The goal isn’t to trap you in a job you hate; it’s to make sure your decision includes the full picture, especially the part measured in dates and deadlines.
Treat your vesting period stock options like a calendar problem, not a feeling. Confirm the rules, write down the deadlines, and then choose the exit timing you can stand behind.
❓ FAQ
✅ Should I delay my resignation just to hit a vesting date?
If the milestone is close and the value is meaningful, delaying can be rational. Make it a deliberate trade-off: compare the money to the personal and professional cost of staying a bit longer.
📅 If I resign on the vesting date, do I still receive the vest?
It depends on how your plan defines being employed on that date. Some plans require active employment through the end of the day. Confirm the exact rule in writing before you time your notice.
💼 Can a new employer cover what I’m forfeiting?
Sometimes. Companies may bridge the gap with a sign-on bonus, extra equity, or an adjusted package. The more clearly you can quantify what you’re leaving behind, the easier it is to negotiate.
🧾 What’s the biggest mistake people make with stock options after leaving?
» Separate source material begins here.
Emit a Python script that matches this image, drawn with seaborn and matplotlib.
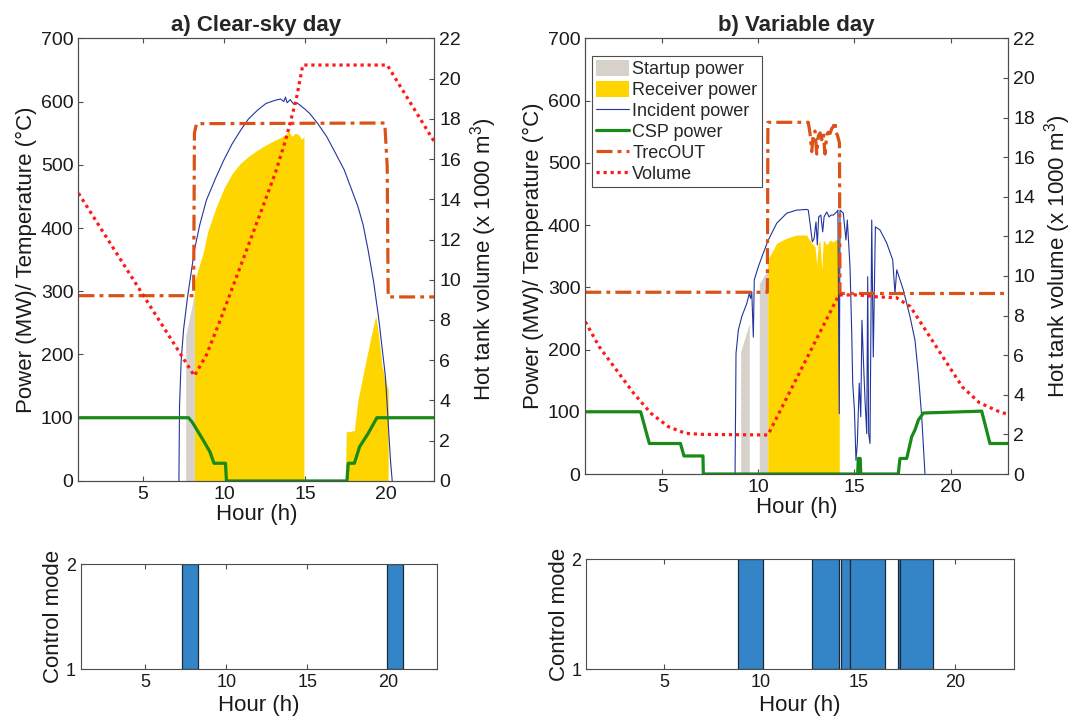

Assuming they have plenty of time. Many plans have a short post-termination exercise window, and portal access can disappear fast. Find your actual deadline, confirm the process, and decide early whether exercising is financially worth it.
🔒 Is it safe to ask HR about vesting before I resign?
Yes, if you keep it neutral and framed as documentation for your records. People ask about benefits and compensation details all the time. Use short, professional language and avoid sharing future plans.
⚠️ Legal Disclaimer: The resignation templates, email samples, and professional guidance provided in this guide are for informational purposes only and do not constitute legal advice. Employment laws and contract requirements vary by jurisdiction and individual circumstances. Please review your employment agreement and consult your HR department and/or a qualified attorney to ensure compliance with applicable laws and policies.